As a photographer, you need to know your rights when it comes to street photography. The other day I was shooting in East London for one of my photography projects when this conversation happened. To make it simple, I was shooting a ice cream van and its queue of people waiting to be served. The van was parked at one of the entrances of a park and at some point the vendor started shooting:

– “Hey you! stop taking pictures right now!”

I eventually kept on shooting until I got the image I was looking for. The vendor started yelling:

– “You have no rights to take pictures of me without my permission!”

– “Well… I have”

– “No you don’t, delete these photos right now or I will call the police”

– “Just do it”

– “I don’t know where these pictures will end up and you could be a terrorist”

I had no way to prove I wasn’t a terrorist and decided that explaining the whole law to this person wasn’t going to change anything and wouldn’t be a wise use of my time so I just walked away.

However I thought about this event and discussed it with some of my friends that may have accepted to delete their work in such situation. I did some more research on the topic to dig what’s the law states and sum it up here. There is the 8 things to know about your rights:

  1. You have the right to photograph in a public space. ‘Public space’ is anything but private property. if you are standing on a public space photographing a private property, that’s OK. You do need to make sure that you haven’t accidentally strayed onto private land. Even if you simply lean over a wall or a fence to take a photograph, this can be classed as trespass.
  2. The Press Complaints Commission’s code of practice advises: “It is unacceptable to photograph individuals in private places without consent.” It also defines a private place as: “Public or private property where there is a reasonable expectation of privacy.”
  3. You can take photographs at train station or in the tube for personal use but will need to get the permission from the train operator for commercial use. Flash photography and tripods are not allowed at platforms and in the trains for safety reasons (blind and obstruction).
  4. You have the right to photograph people in public and you don’t need their ‘model release’ for commercial use. A model release is a confirmation of consent given to a photographer by the person in the photograph to use the image for whatever purpose.
  5. Anyone who demands you to delete your pictures or give them you gear should, and uses threatening behaviour, could be committing assault. Similarly, if they use force to take your camera or memory card then not only could they commit assault, but also the civil tort of trespass to goods and trespass to person. If they withhold your camera or memory card then it’s theft and a criminal offence. In this situation, call the police.
  6. Harassment will occur when a person ought to know that his conduct amounted to harassment if a reasonable person in possession of the same facts would believe it was. The behaviour must have occurred on at least two occasions.
  7. Libel (a published false statement that is damaging to a person’s reputation) can award considerable payments to parties found to have been libelled. The majority of instances where libel is an issue for photographers is in their image title or a caption.
  8. An inclusion of a copyright work, such as a painting in the background or advertising material on display in a street scene, isn’t an infringement of copyright.

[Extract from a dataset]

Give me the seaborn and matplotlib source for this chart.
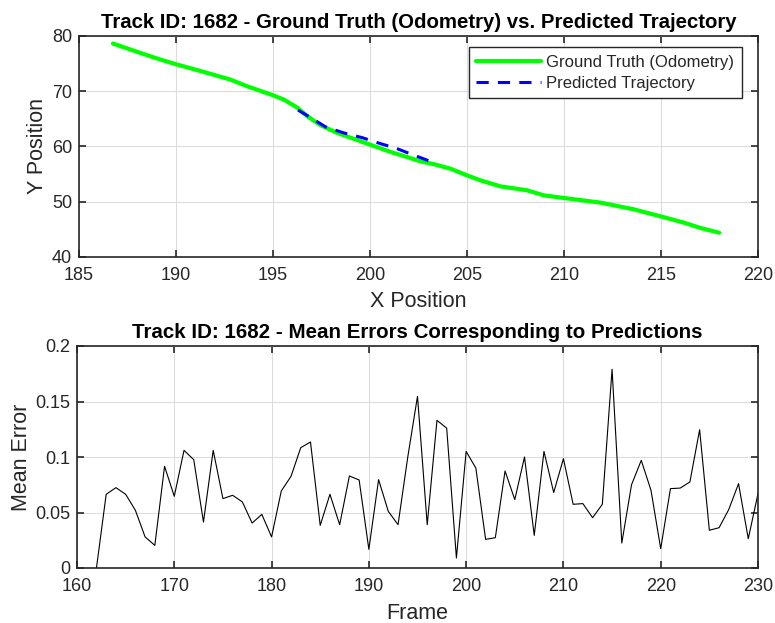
import numpy as np
import pandas as pd
import matplotlib
matplotlib.use("Agg")
import matplotlib.pyplot as plt
import seaborn as sns

# Ground truth trajectory
gt_x = [186.75, 188.16, 189.19, 190.0, 191.43, 192.81, 193.67, 195.0, 195.56, 196.25,
        196.77, 197.46, 198.32, 200.0, 201.07, 202.0, 202.59, 203.3, 204.14, 205.0,
        205.69, 206.72, 208.1, 208.96, 210.0, 211.89, 213.61, 214.99, 216.19, 217.05, 218.0]
gt_y = [78.64, 76.94, 75.74, 74.89, 73.5, 72.11, 70.9, 69.28, 68.49, 67.04,
        65.47, 63.84, 62.45, 60.34, 59.0, 58.0, 57.32, 56.8, 55.99, 54.78,
        53.88, 52.79, 52.07, 51.16, 50.68, 49.84, 48.62, 47.35, 46.21, 45.24, 44.4]

# Predicted trajectory
pred_x = [196.29, 196.94, 197.71, 198.66, 199.6, 200.56, 201.33, 202.28, 203.28]
pred_y = [66.6, 65.23, 63.54, 62.45, 61.6, 60.5, 59.7, 58.4, 57.1]

# Mean errors per frame
frames = list(range(162, 231))
mean_err = [0.0, 0.0664, 0.0724, 0.0664, 0.052, 0.028, 0.0204, 0.0916, 0.0646, 0.106,
            0.0976, 0.0414, 0.106, 0.0625, 0.0655, 0.0595, 0.0405, 0.0483, 0.028, 0.0694,
            0.0826, 0.1084, 0.1135, 0.0384, 0.0664, 0.039, 0.0829, 0.0793, 0.0168, 0.0796,
            0.051, 0.039, 0.1, 0.1547, 0.039, 0.133, 0.126, 0.009, 0.105, 0.090,
            0.0258, 0.0273, 0.0874, 0.0616, 0.1, 0.0294, 0.105, 0.068, 0.0985, 0.0574,
            0.058, 0.0453, 0.0574, 0.179, 0.0225, 0.075, 0.097, 0.070, 0.0174, 0.0715,
            0.072, 0.0775, 0.1246, 0.034, 0.0363, 0.0528, 0.076, 0.0264, 0.067]

sns.set_style("whitegrid")
plt.rcParams['font.family'] = ['Liberation Sans', 'DejaVu Sans']

fig = plt.figure(figsize=(7.75, 6.23), dpi=100)
W, H = 775, 623
ax1 = fig.add_axes([79 / W, 1 - 257 / H, (758 - 79) / W, (257 - 36) / H])
ax2 = fig.add_axes([77 / W, 1 - 568 / H, (758 - 77) / W, (568 - 346) / H])

gt = pd.DataFrame({"x": gt_x, "y": gt_y})
pr = pd.DataFrame({"x": pred_x, "y": pred_y})
er = pd.DataFrame({"frame": frames, "err": mean_err})

sns.lineplot(data=gt, x="x", y="y", sort=False, ax=ax1, color="#00ff00", linewidth=3.0,
             label="Ground Truth (Odometry)", estimator=None)
sns.lineplot(data=pr, x="x", y="y", sort=False, ax=ax1, color="#0000ff", linewidth=2.2,
             linestyle=(0, (4, 3)), label="Predicted Trajectory", estimator=None)
sns.lineplot(data=er, x="frame", y="err", ax=ax2, color="black", linewidth=0.8, estimator=None)

edge = "#262626"
for ax in (ax1, ax2):
    ax.grid(True, color="#dcdcdc", linewidth=0.8)
    for s in ax.spines.values():
        s.set_visible(True)
        s.set_color(edge)
        s.set_linewidth(1.2)
    ax.tick_params(direction="in", length=5, width=1.2, color=edge, labelsize=13,
                   labelcolor=edge, top=True, right=True, bottom=True, left=True)
    ax.tick_params(axis="x", pad=7)
    ax.tick_params(axis="y", pad=5)
    ax.set_axisbelow(True)

ax1.set_xlim(185, 220)
ax1.set_ylim(40, 80)
ax1.set_xticks(np.arange(185, 221, 5))
ax1.set_yticks(np.arange(40, 81, 10))
ax1.set_xlabel("X Position", fontsize=15.5, color=edge, labelpad=5)
ax1.set_ylabel("Y Position", fontsize=15.5, color=edge, labelpad=3)
ax1.set_title("Track ID: 1682 - Ground Truth (Odometry) vs. Predicted Trajectory",
              fontsize=14.7, fontweight="bold", color="black", pad=6)
leg = ax1.legend(loc="upper right", bbox_to_anchor=(741.5 / W, 1 - 47 / H),
                 bbox_transform=fig.transFigure, borderaxespad=0,
                 fontsize=12, frameon=True, fancybox=False,
                 framealpha=1, edgecolor=edge, handlelength=3.9,
                 handletextpad=0.3, borderpad=0.45, labelspacing=0.38)
leg.get_frame().set_linewidth(1.0)

ax2.set_xlim(160, 230)
ax2.set_ylim(0, 0.2)
ax2.set_xticks(np.arange(160, 231, 10))
ax2.set_yticks([0, 0.05, 0.1, 0.15, 0.2])
ax2.set_yticklabels(["0", "0.05", "0.1", "0.15", "0.2"])
ax2.set_xlabel("Frame", fontsize=15.5, color=edge, labelpad=6)
ax2.set_ylabel("Mean Error", fontsize=15.5, color=edge, labelpad=2)
ax2.set_title("Track ID: 1682 - Mean Errors Corresponding to Predictions",
              fontsize=14.8, fontweight="bold", color="black", pad=6)

fig.savefig("out.png", dpi=100, facecolor="white")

You will find the relevant extracts hereunder but long story short the restrictions have to deal mostly with private property and public space.

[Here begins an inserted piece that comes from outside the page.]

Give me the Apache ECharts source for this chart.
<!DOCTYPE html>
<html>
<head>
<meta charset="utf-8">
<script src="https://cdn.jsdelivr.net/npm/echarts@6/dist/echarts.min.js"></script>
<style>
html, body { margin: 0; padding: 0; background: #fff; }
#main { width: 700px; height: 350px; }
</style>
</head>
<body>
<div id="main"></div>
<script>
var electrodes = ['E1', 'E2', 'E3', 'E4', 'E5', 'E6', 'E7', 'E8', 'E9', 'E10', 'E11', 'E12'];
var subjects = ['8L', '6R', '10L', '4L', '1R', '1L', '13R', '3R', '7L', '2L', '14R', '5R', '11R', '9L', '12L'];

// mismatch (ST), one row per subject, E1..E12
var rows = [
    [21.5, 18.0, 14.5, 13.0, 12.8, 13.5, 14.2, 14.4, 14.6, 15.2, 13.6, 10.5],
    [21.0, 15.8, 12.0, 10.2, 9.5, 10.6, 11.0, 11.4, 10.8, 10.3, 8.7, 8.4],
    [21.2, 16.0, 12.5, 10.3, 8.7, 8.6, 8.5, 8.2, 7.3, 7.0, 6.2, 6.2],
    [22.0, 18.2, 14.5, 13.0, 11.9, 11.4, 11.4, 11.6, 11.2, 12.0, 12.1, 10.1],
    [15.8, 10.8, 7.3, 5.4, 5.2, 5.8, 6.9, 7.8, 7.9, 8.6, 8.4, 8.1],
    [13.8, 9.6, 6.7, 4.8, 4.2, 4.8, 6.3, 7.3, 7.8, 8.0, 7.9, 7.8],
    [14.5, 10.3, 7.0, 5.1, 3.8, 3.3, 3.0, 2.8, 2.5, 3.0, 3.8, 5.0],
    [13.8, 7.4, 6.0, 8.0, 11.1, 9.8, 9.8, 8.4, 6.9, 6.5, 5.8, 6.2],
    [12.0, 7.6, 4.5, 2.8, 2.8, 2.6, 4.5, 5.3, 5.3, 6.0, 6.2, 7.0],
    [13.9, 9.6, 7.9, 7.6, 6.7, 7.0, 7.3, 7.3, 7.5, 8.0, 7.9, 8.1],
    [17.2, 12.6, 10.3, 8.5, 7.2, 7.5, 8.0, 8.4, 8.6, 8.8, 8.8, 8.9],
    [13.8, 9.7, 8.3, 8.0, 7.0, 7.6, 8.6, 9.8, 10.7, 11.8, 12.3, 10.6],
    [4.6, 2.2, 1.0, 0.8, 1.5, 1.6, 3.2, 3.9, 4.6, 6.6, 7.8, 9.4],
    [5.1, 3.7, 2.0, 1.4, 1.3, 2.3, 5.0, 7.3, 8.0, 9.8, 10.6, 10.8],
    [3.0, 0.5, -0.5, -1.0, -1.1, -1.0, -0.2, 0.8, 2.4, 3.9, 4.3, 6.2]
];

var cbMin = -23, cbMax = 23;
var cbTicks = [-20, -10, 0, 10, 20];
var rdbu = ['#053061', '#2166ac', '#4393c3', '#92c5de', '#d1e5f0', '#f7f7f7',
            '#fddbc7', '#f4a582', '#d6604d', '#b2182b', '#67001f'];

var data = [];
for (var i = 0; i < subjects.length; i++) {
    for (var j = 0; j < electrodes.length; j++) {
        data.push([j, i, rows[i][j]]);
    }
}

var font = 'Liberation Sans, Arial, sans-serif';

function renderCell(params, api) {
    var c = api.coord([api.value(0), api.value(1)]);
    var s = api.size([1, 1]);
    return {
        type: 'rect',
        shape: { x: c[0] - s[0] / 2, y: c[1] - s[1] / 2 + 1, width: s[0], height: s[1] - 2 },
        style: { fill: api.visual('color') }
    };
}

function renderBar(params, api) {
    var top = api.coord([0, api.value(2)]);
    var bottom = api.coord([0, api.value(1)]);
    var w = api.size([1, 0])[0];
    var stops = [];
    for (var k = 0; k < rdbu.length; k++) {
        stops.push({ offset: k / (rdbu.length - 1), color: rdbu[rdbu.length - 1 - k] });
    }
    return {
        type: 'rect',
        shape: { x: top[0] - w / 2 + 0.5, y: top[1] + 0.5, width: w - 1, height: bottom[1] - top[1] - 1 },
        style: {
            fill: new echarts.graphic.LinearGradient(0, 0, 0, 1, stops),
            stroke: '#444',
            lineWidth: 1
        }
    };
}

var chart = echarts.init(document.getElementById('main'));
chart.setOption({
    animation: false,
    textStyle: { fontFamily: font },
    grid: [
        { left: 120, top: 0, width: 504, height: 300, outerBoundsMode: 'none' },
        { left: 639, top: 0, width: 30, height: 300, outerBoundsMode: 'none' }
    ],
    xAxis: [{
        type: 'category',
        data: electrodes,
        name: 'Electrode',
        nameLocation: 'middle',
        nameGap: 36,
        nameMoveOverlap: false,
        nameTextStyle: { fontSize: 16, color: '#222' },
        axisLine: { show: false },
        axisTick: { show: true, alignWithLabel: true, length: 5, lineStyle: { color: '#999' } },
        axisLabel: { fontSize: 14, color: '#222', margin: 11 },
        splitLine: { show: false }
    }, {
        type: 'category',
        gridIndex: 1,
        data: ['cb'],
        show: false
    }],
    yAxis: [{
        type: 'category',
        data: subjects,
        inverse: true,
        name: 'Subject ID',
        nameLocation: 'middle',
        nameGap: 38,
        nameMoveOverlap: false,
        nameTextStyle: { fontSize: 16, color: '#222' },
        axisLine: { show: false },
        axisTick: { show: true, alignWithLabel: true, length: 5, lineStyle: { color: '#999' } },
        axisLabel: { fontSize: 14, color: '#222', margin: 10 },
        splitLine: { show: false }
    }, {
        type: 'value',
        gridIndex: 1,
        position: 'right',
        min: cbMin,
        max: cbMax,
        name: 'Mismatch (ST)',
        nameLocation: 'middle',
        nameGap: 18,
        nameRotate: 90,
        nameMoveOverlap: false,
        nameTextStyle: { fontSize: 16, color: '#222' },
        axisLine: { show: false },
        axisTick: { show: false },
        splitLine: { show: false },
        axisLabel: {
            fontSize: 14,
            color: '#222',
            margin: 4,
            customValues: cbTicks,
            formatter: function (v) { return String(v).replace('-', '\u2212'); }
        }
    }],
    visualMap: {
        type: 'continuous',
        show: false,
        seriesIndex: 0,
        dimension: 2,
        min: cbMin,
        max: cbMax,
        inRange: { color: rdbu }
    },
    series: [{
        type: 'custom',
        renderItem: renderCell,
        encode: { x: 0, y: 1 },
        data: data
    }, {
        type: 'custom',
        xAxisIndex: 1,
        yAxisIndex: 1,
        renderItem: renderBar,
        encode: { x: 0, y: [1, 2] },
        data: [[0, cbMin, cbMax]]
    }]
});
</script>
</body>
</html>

  • Everyone has a right to photograph in a public place.
  • ACPO/Met police agreed Media Guidelines confirm that the police have no legal power or moral responsibility to prevent or restrict what journalists record.
  • If challenged by police try to record the conversation. Get witness names and contact details. Also badge numbers of police officers and a receipt for the stop.

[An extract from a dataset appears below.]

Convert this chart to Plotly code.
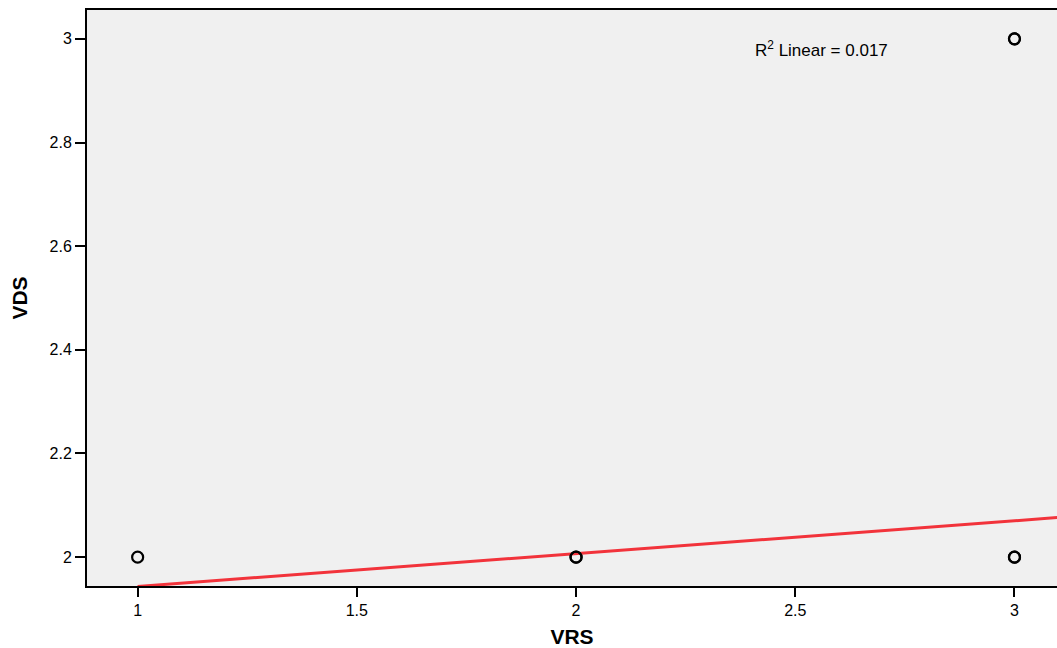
import plotly.graph_objects as go

# Data
vrs = [1, 2, 2, 3, 3, 3, 3]
vds = [2, 2, 2, 2, 2, 3, 3]
fit_intercept = 1.880
fit_slope = 0.0634
fit_x = [1.0, 3.2]
fit_y = [fit_intercept + fit_slope * x for x in fit_x]
r2_text = "R<sup>2</sup> Linear = 0.017"

x_ticks = [1, 1.5, 2, 2.5, 3]
y_ticks = [2, 2.2, 2.4, 2.6, 2.8, 3]

FONT = "Liberation Sans, Arial, sans-serif"

fig = go.Figure()
fig.add_trace(go.Scatter(
    x=fit_x, y=fit_y, mode="lines",
    line=dict(color="#F2333B", width=3),
    hoverinfo="skip", showlegend=False,
))
fig.add_trace(go.Scatter(
    x=vrs, y=vds, mode="markers",
    marker=dict(symbol="circle-open", size=11, color="black", line=dict(width=2.2, color="black")),
    showlegend=False, cliponaxis=False,
))

plot_w = 1057 - 87
plot_h = 586 - 10
fig.add_annotation(
    x=(753 - 87) / plot_w, y=1 - (49 - 10) / plot_h, xref="paper", yref="paper",
    text=r2_text, showarrow=False,
    xanchor="left", yanchor="middle", font=dict(family=FONT, size=17, color="black"),
)

fig.update_layout(
    width=1057, height=648,
    margin=dict(l=87, r=0, t=10, b=62),
    paper_bgcolor="white", plot_bgcolor="#F0F0F0",
    font=dict(family=FONT, color="black"),
    xaxis=dict(
        range=[0.8845, 3.097], tickvals=x_ticks, ticktext=["1", "1.5", "2", "2.5", "3"],
        showgrid=False, zeroline=False, showline=True, linecolor="black", linewidth=2,
        mirror=True, ticks="outside", ticklen=9, tickwidth=2, tickcolor="black",
        tickfont=dict(size=16, family=FONT),
        title=dict(text="<b>VRS</b>", font=dict(size=21, family=FONT), standoff=12),
    ),
    yaxis=dict(
        range=[1.9443, 3.0557], tickvals=y_ticks, ticktext=["2", "2.2", "2.4", "2.6", "2.8", "3"],
        showgrid=False, zeroline=False, showline=True, linecolor="black", linewidth=2,
        ticks="outside", ticklen=10, tickwidth=2, tickcolor="black",
        tickfont=dict(size=16, family=FONT),
        title=dict(text="<b>VDS</b>", font=dict(size=21, family=FONT), standoff=16),
    ),
)

fig.write_html("out.html")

Stop & Search Police and Criminal Evidence (PACE) Act 1984

You don’t have to give your details but best to politely cooperate & show a press card if you have one. Under this act police must:

  • Provide ID, name and police station.
  • Tell you the object of proposed search.
  • Provide a search record (important for any later legal action) Section 1 PACE allows the police to search you if they have reasonable suspicion that you have an offensive weapon.

s43 – Terrorism Act 2000

  • With reasonable suspicion police can stop and search you for anything that may constitute evidence that you are a terrorist.
  • A police officer of the same sex must search you.
  • Police can seize and retain anything reasonably considered evidence.

s47a – Terrorism Act 2000

A senior police officer with reasonable suspicion can designate an area where it is thought an act of terrorism might take place. No reasonable suspicion is required to stop and search for terrorism evidence. Police can retain anything found and reasonably suspected of being evidence.

s58a – Terrorism Act

It is illegal for a person to elicit or attempt to elicit (collect) information from an individual who is, or has been a member of the armed forces, intelligence services or a constable, which is of a kind likely to be useful to a person preparing an act of terrorism or publishes or communicates any such information. Equipment can be viewed and seized. Maximum sentence of 10 years imprisonment.

s60 – Public Order Act

  • Police can authorise a designated area on reasonable belief that serious violence has taken, or may take place.
  • Police can search individuals or vehicles in that area with or without reasonable suspicion, for prohibited weapons or dangerous instruments (e.g. sharps).
  • Police can require removal of any item used wholly or mainly to conceal identity.
  • Journalists could be charged with obstruction if they refuse to cooperate.

s5 – Public Order Act

  • Using threatening, abusive, insulting words or behaviour within the hearing of someone likely to be harassed, alarmed or distressed.
  • An arrestable offense and a fine up to £5000.00 if you actually cause harm or offense.

s14 – Public Order Act

  • The most senior police officer can place conditions on a public assembly such as place, duration and numbers and can clear an area if he/she believes that serious disorder, threat to property or disruption to the life of the community will occur.
  • It is a criminal offense not to cooperate and you can be fined or imprisoned.

Accredited Persons

  • A chief constable can set up a community accreditation scheme.
  • Traffic wardens, security guards, store detectives etc can apply and get the powers usually associated with the police or Police Community Support Officers. They are issued ID cards.
  • Can issue fixed penalty notices for a wide range of minor offenses. They have the power to photograph, take names and addresses of persons they suspect of a crime or anti social behaviour. Offense if you refuse.
  • They do not have the power to detain. Police Community Support Officer can detain for 30 mins until police arrive

If Arrested

Remain calm, polite and reasonable at all times

  • You will be taken to a police station. Police are not entitled to seize journalistic material without a court order of judge.
  • Make sure custody record logs your journalistic material (kit/phone/memory cards etc), protected under PACE as ʻSpecial Procedure Materialʼ. Make a note of the seal numbers on the evidence bags, ensure they are listed on the custody record.
  • You have the right to inform someone of your arrest, police must ensure this happens swiftly.
  • You have a right to free and independent legal advice whilst in custody. A duty solicitor on rota will be available, or better request your own specific solicitor.
  • Private Security have no additional rights other than that of an ordinary citizen on public property. Except where they are Accredited Persons. You can be asked to leave whilst photographing on private property, you could be arrested and charged with the offense of trespass if you refuse.